How many Kafka controllers are there in a cluster and what is the purpose of a controller?
Within a Kafka cluster, a single broker serves as the active controller which is responsible for state management of partitions and replicas. So in your case, if you have a cluster with 100 brokers, one of them will act as the controller.
More details regarding the responsibilities of a cluster controller can be found here.
In order to find which broker is the controller of a cluster you first need to connect to Zookeeper through ZK CLI:
./bin/zkCli.sh -server localhost:2181
and then get
the controller
[zk: localhost:2181(CONNECTED) 0] get /controller
The output should look like the one below:
{"version":1,"brokerid":100,"timestamp":"1506423376977"}
cZxid = 0x191
ctime = Tue Sep 26 12:56:16 CEST 2017
mZxid = 0x191
mtime = Tue Sep 26 12:56:16 CEST 2017
pZxid = 0x191
cversion = 0
dataVersion = 0
aclVersion = 0
ephemeralOwner = 0x15ebdd241840002
dataLength = 56
numChildren = 0
Zookeeper is the storage of the state of a Kafka cluster. It is used for the controller election either in the very beginning or when the current controller crashes. The controller is also responsible for telling other replicas to become partition leaders when the partition leader broker of a topic fails/crashes.

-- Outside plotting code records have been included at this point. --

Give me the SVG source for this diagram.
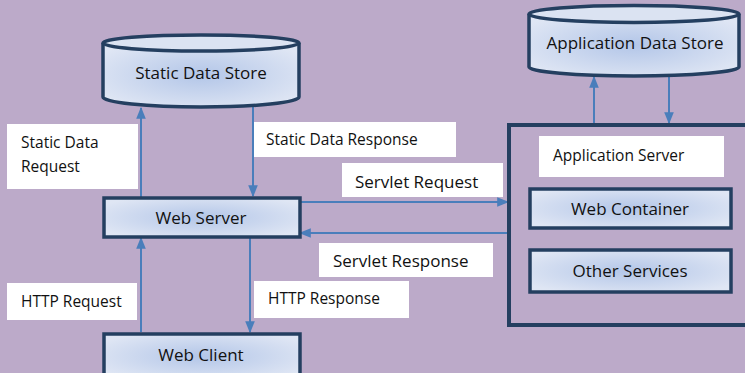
<svg xmlns="http://www.w3.org/2000/svg" width="745" height="373" viewBox="0 0 745 373">
<defs>
<radialGradient id="g" cx="50%" cy="50%" r="60%">
<stop offset="0" stop-color="#b3c6e8"/>
<stop offset="1" stop-color="#dfe6f4"/>
</radialGradient>
<marker id="a" viewBox="0 0 10 10" refX="9" refY="5" markerWidth="12" markerHeight="12" orient="auto" markerUnits="userSpaceOnUse">
<path d="M0,1 L10,5 L0,9 z" fill="#4a7ebb"/>
</marker>
</defs>
<style>
.box{fill:url(#g);stroke:#243f60;stroke-width:3.5}
.cyl{fill:url(#g);stroke:#243f60;stroke-width:3.5}
.top{fill:#dbe3f2;stroke:#243f60;stroke-width:3.5}
.lbl{fill:#ffffff}
.t{font-family:"Open Sans","Liberation Sans",sans-serif;font-size:15.5px;fill:#111}
.n{font-size:17px}
.c{text-anchor:middle}
.ln{stroke:#4a7ebb;stroke-width:2;fill:none;marker-end:url(#a)}
</style>
<rect width="745" height="373" fill="#bcaac9"/>

<g id="connectors">
<line class="ln" x1="141" y1="197" x2="141" y2="108"/>
<line class="ln" x1="253" y1="104" x2="253" y2="196"/>
<line class="ln" x1="594" y1="123" x2="594" y2="77"/>
<line class="ln" x1="669" y1="77" x2="669" y2="123"/>
<line class="ln" x1="300" y1="202" x2="508" y2="202"/>
<line class="ln" x1="508" y1="233" x2="300" y2="233"/>
<line class="ln" x1="141" y1="332" x2="141" y2="238"/>
<line class="ln" x1="250" y1="238" x2="250" y2="332"/>
</g>

<g id="static-data-store">
<path class="cyl" d="M103,43 L103,97 A98,10 0 0 0 299,97 L299,43"/>
<ellipse class="top" cx="201" cy="43" rx="98" ry="8"/>
<text class="t n c" x="201" y="79">Static Data Store</text>
</g>

<g id="application-data-store">
<path class="cyl" d="M529,14 L529,67 A105,9 0 0 0 739,67 L739,14"/>
<ellipse class="top" cx="634" cy="14" rx="105" ry="8.5"/>
<text class="t n c" x="635" y="49">Application Data Store</text>
</g>

<g id="web-server">
<rect class="box" x="104" y="198" width="196" height="39"/>
<text class="t n c" x="201" y="224">Web Server</text>
</g>

<g id="web-client">
<rect class="box" x="104" y="334" width="196" height="45"/>
<text class="t n c" x="201" y="361">Web Client</text>
</g>

<g id="application-server">
<rect x="509" y="125" width="250" height="200" fill="none" stroke="#243f60" stroke-width="4"/>
<rect class="lbl" x="539" y="136" width="185" height="41"/>
<text class="t" x="553" y="161">Application Server</text>
</g>

<g id="web-container">
<rect class="box" x="530" y="189" width="201" height="39"/>
<text class="t n c" x="630" y="215">Web Container</text>
</g>

<g id="other-services">
<rect class="box" x="530" y="250" width="201" height="42"/>
<text class="t n c" x="630" y="277">Other Services</text>
</g>

<g id="label-static-data-request">
<rect class="lbl" x="7" y="124" width="131" height="65"/>
<text class="t" x="21" y="148">Static Data</text>
<text class="t" x="21" y="172">Request</text>
</g>
<g id="label-static-data-response">
<rect class="lbl" x="254" y="122" width="202" height="35"/>
<text class="t" x="266" y="145">Static Data Response</text>
</g>
<g id="label-servlet-request">
<rect class="lbl" x="342" y="163" width="161" height="34"/>
<text class="t n" x="355" y="188">Servlet Request</text>
</g>
<g id="label-servlet-response">
<rect class="lbl" x="319" y="243" width="174" height="34"/>
<text class="t n" x="333" y="267">Servlet Response</text>
</g>
<g id="label-http-request">
<rect class="lbl" x="7" y="283" width="130" height="37"/>
<text class="t" x="21" y="307">HTTP Request</text>
</g>
<g id="label-http-response">
<rect class="lbl" x="254" y="281" width="155" height="37"/>
<text class="t" x="268" y="304">HTTP Response</text>
</g>
</svg>
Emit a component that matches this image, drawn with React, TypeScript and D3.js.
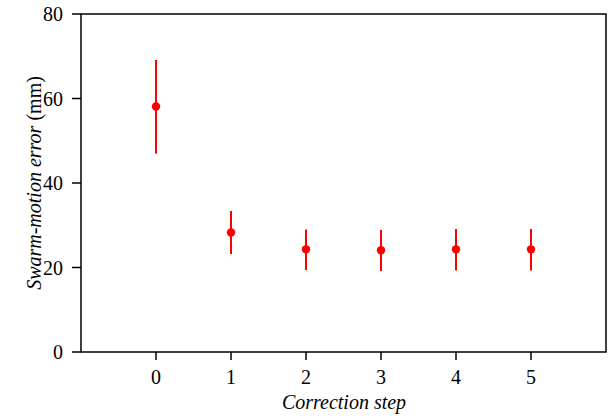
import React from "react";
import * as d3 from "d3";

const steps = [0, 1, 2, 3, 4, 5];
const means = [58.1, 28.3, 24.3, 24.1, 24.3, 24.3];
const upper = [69.1, 33.4, 29.0, 28.9, 29.1, 29.1];
const lower = [47.0, 23.2, 19.4, 19.2, 19.3, 19.3];
const yTicks = [0, 20, 40, 60, 80];

const W = 611, H = 418;
const L = 81, R = 606, T = 14, B = 352;
const FONT = "'Liberation Serif', 'Times New Roman', serif";

export default function App() {
  const x = d3.scaleLinear().domain([-1, 6]).range([L, R]);
  const y = d3.scaleLinear().domain([0, 80]).range([B, T]);
  return (
    <svg width={W} height={H} style={{ position: "absolute", left: 0, top: 0, fontFamily: FONT }}>
      <rect x={0} y={0} width={W} height={H} fill="white" />
      {steps.map((s, i) => (
        <g key={s}>
          <line x1={x(s)} x2={x(s)} y1={y(upper[i])} y2={y(lower[i])} stroke="#ff0000" strokeWidth={2} />
          <circle cx={x(s)} cy={y(means[i])} r={4.2} fill="#ff0000" />
        </g>
      ))}
      <rect x={L} y={T} width={R - L} height={B - T} fill="none" stroke="black" strokeWidth={1.5} />
      {yTicks.map((t) => (
        <g key={t}>
          <line x1={L - 9} x2={L} y1={y(t)} y2={y(t)} stroke="black" strokeWidth={1.5} />
          <text x={L - 18} y={y(t) + 7} textAnchor="end" fontSize={20}>{t}</text>
        </g>
      ))}
      {steps.map((t) => (
        <g key={t}>
          <line x1={x(t)} x2={x(t)} y1={B} y2={B + 8} stroke="black" strokeWidth={1.5} />
          <text x={x(t)} y={384} textAnchor="middle" fontSize={20}>{t}</text>
        </g>
      ))}
      <text x={(L + R) / 2 + 0.5} y={409} textAnchor="middle" fontSize={20} fontStyle="italic">Correction step</text>
      <text transform={`translate(41, ${(T + B) / 2}) rotate(-90)`} textAnchor="middle" fontSize={20}>
        <tspan fontStyle="italic">Swarm-motion error</tspan>
        <tspan> (mm)</tspan>
      </text>
    </svg>
  );
}
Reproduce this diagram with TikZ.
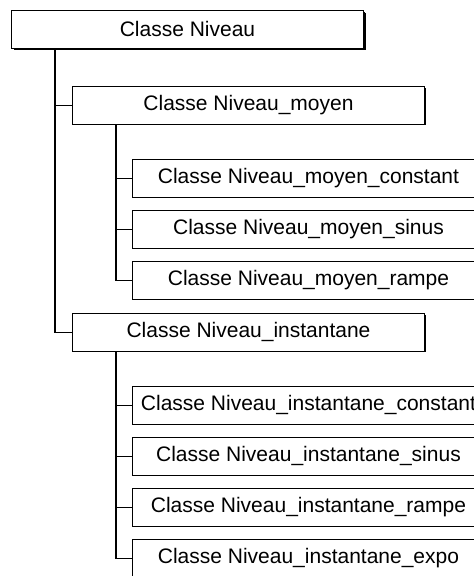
\documentclass[tikz,border=0pt]{standalone}
\usepackage{fontspec}
\setmainfont{Liberation Sans}
\usetikzlibrary{shadows}
\tikzset{
  cls/.style={draw, fill=white, line width=1pt, rectangle, anchor=north west,
    minimum width=352pt, minimum height=37.5pt, inner sep=0pt,
    font=\fontsize{21}{25}\selectfont,
    drop shadow={shadow xshift=1.2pt, shadow yshift=-1.2pt, fill=black, opacity=1}},
  topcls/.style={cls, drop shadow={shadow xshift=2.4pt, shadow yshift=-2.4pt, fill=black, opacity=1}},
  link/.style={draw, line width=1.2pt}
}
\begin{document}
\begin{tikzpicture}[x=1pt,y=-1pt]
\useasboundingbox (0,0) rectangle (474,576);
\clip (0,0) rectangle (474,576);
\node[topcls] (b1) at (11,10) {Classe Niveau};
\node[cls] (b2) at (72,86) {Classe Niveau\_moyen};
\node[cls] (mc) at (132,159) {Classe Niveau\_moyen\_constant};
\node[cls] (ms) at (132,210) {Classe Niveau\_moyen\_sinus};
\node[cls] (mr) at (132,261) {Classe Niveau\_moyen\_rampe};
\node[cls] (b3) at (72,313) {Classe Niveau\_instantane};
\node[cls] (ic) at (132,386) {Classe Niveau\_instantane\_constant};
\node[cls] (is) at (132,437) {Classe Niveau\_instantane\_sinus};
\node[cls] (ir) at (132,488) {Classe Niveau\_instantane\_rampe};
\node[cls] (ie) at (132,539) {Classe Niveau\_instantane\_expo};
% level 1
\path[link] ([xshift=44pt]b1.south west) |- (b3.west);
\path[link] ([xshift=44pt]b1.south west |- b2.west) -- (b2.west);
% level 2 moyen
\path[link] ([xshift=44pt]b2.south west) |- (mr.west);
\path[link] ([xshift=44pt]b2.south west |- mc.west) -- (mc.west);
\path[link] ([xshift=44pt]b2.south west |- ms.west) -- (ms.west);
% level 2 instantane
\path[link] ([xshift=44pt]b3.south west) |- (ie.west);
\path[link] ([xshift=44pt]b3.south west |- ic.west) -- (ic.west);
\path[link] ([xshift=44pt]b3.south west |- is.west) -- (is.west);
\path[link] ([xshift=44pt]b3.south west |- ir.west) -- (ir.west);
\end{tikzpicture}
\end{document}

The controller is one of the Kafka brokers that is also responsible for the task of electing partition leaders (in addition to the usual broker functionality).
Is the controller just one broker?
There is only 1 controller at a time.
Going internally, each broker tries to create an ephemeral node in the zookeeper (/controller). The first one succeeds, becoming the controller. The others just get a proper exception ("node already exists"), and watch on the controller node. When the controller dies, the ephemeral node is removed, and the watching brokers are notified. And again, the first one among them which succeeds in registering the ephemeral node, becomes the new controller, the others will once again get the "node already exists" exception and keep on waiting.
How would you know who is the controller in Kafka?
When a new controller is elected, it gets a "controller epoch" number by zookeeper. The brokers know the current controller epoch and if they receive a message from a controller with an older number, they know to ignore it.
Is the controller the leader?
Not really.. Each partition has its own leader. When a broker dies, the controller goes over all the partitions that need a new leader, determines who the new leader should be (simply a random replica in the in-sync replica list aka ISRs of that partition) and sends a request to all the brokers that contain either the new leaders or the existing followers for those partitions.
The new leaders now know that they need to start serving producer and consumer requests from clients, while the followers now know that they need to start replicating from the new leader.